The companies are expected to start drilling in the first half of next year. Although the Turkish Navy prevented a ship leased by Italy’s ENI from reaching its drilling target in Greek Cyprus’s Block 3 in February 2018, Turkey would not intervene with the survey ships or drilling platforms in Block 5 if they were far from the area that overlaps with Turkey’s continental shelf. “The United States and Qatar have assured Ankara that Exxon Mobil and Qatar Petroleum will remain out of Turkey’s continental shelf in the eastern Mediterranean,” Foreign Minister Mevlüt Çavuşoğlu said on December 13 after the companies were given the energy exploration license in disputed waters.

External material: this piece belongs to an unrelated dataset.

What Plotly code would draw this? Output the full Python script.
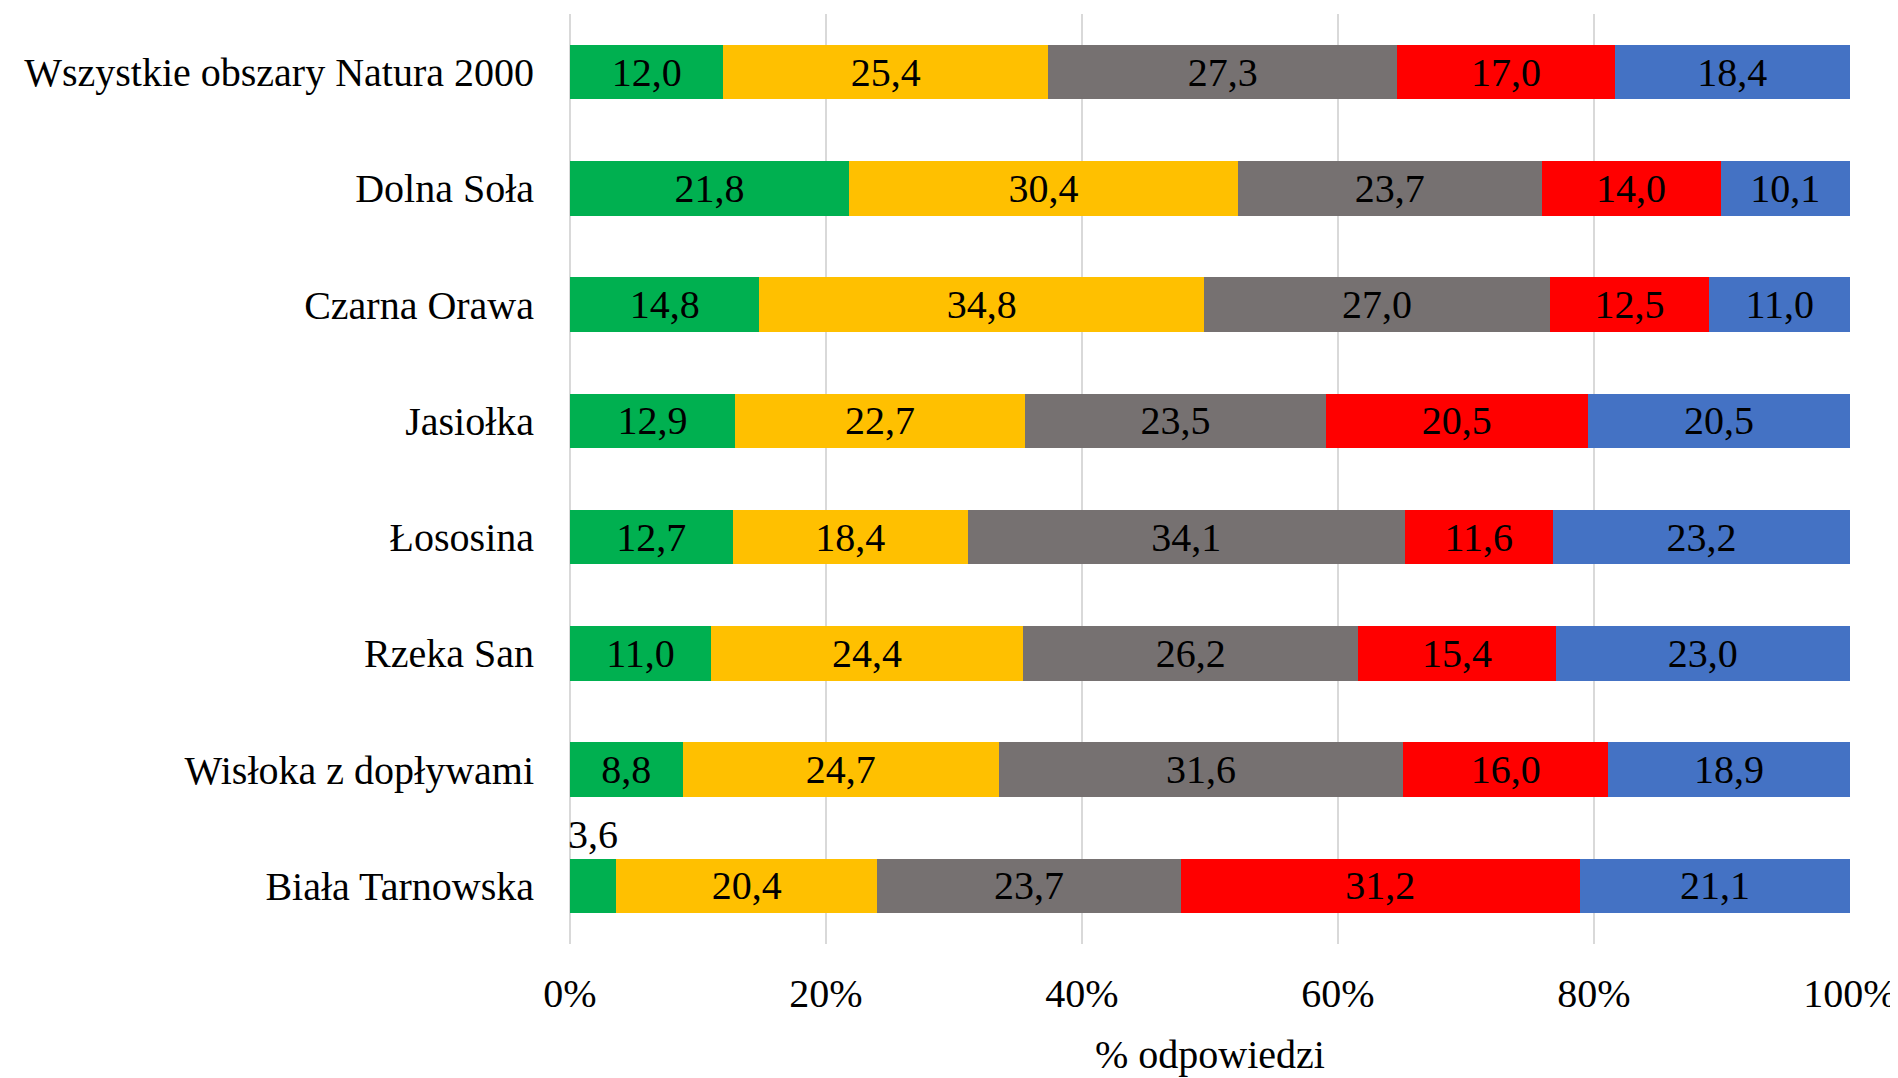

Turkey’s coercive diplomacy in the eastern Mediterranean over the last five years is the most obvious demonstration of how a country can utilize its military force against its interests. Turkey can now not conduct seismic surveys beyond 28 degrees longitude, the eastern boundary of the Egypt-Greece Exclusive Economic Zone Delimitation Treaty in the eastern Mediterranean. On the other hand, the eastern Mediterranean crisis has resulted in instructional incidents demonstrating the intelligent use of military power. Germany persuaded Turkey to ease tensions in the eastern Mediterranean before the EU summit in December 2020 through a brilliant military action. How did Germany achieve this?

The German frigate FGS Hamburg, which participated in Operation IRINI, initiated by the European Union to prevent illegal arms smuggling to Libya, boarded the Turkish-flagged Roseline-A at 125 nautical miles from the Port of Benghazi to inspect for illegal arms. The sailors carried by a helicopter that took off from the Hamburg were roped onto the Turkish ship. Germany requested permission from Turkey before boarding the ship. Despite the passage of four hours, Turkey did not respond to the request for authorization. Germany then boarded the Turkish merchant ship. When Turkey voiced opposition to the action, the German sailors disembarked from Roseline-A.

The Germany Foreign Ministry stated that the Roseline-A was boarded under the Convention for the Suppression of Unlawful Acts against the Safety of Maritime Navigation (SUA), a text prepared for the Prevention of Illegal Acts and Terrorist Activities. Every country may board a commercial vessel suspected of terrorist activity at sea if it obtains permission from the flag state. Prior to the intervention, it is necessary to wait four hours for the flag state’s consent.

Turkey’s declaration to the International Maritime Organization (IMO) states that ships flying the Turkish flag must not be interfered with without their consent. Turkey has said that its Turkish Naval Forces Command Operation Center, which is operational 24 hours a day, will respond quickly to requests to board its ships. Despite the passage of four hours, Turkey did not respond to the German authorities in the incident, and the German authorities chose to intervene because they had waited for a sufficient period of time.

Germany’s intervention with the Turkish ship is based on the SUA convention, not UN Security Council (UNSC) Resolution 2292, which provides legal justification for Operation IRINI and regulates the arms embargo against Libya. It clearly shows that Turkey’s arms shipments to Libya would be considered terrorist activity if requested. Germany gave the political message it wanted to Turkey, with a small-scale military action and clever diplomatic maneuvers afterward. Turkey must have gotten the message since it eased the tension in the eastern Mediterranean before the EU summit.

To sum up, military power is a critical component of foreign policy. While it generates successful outcomes when utilized appropriately, as in the case of Germany, when misused, as in the case of Turkey, it may yield failure. Unfortunately, Turkey is suffering the consequences of the misguided military policy it pursued in the eastern Mediterranean following 2016 within the framework of the Blue Homeland doctrine after 2016.

Fatih Yurtsever is a former naval officer in the Turkish Armed Forces. He is using a pseudonym out of security concerns.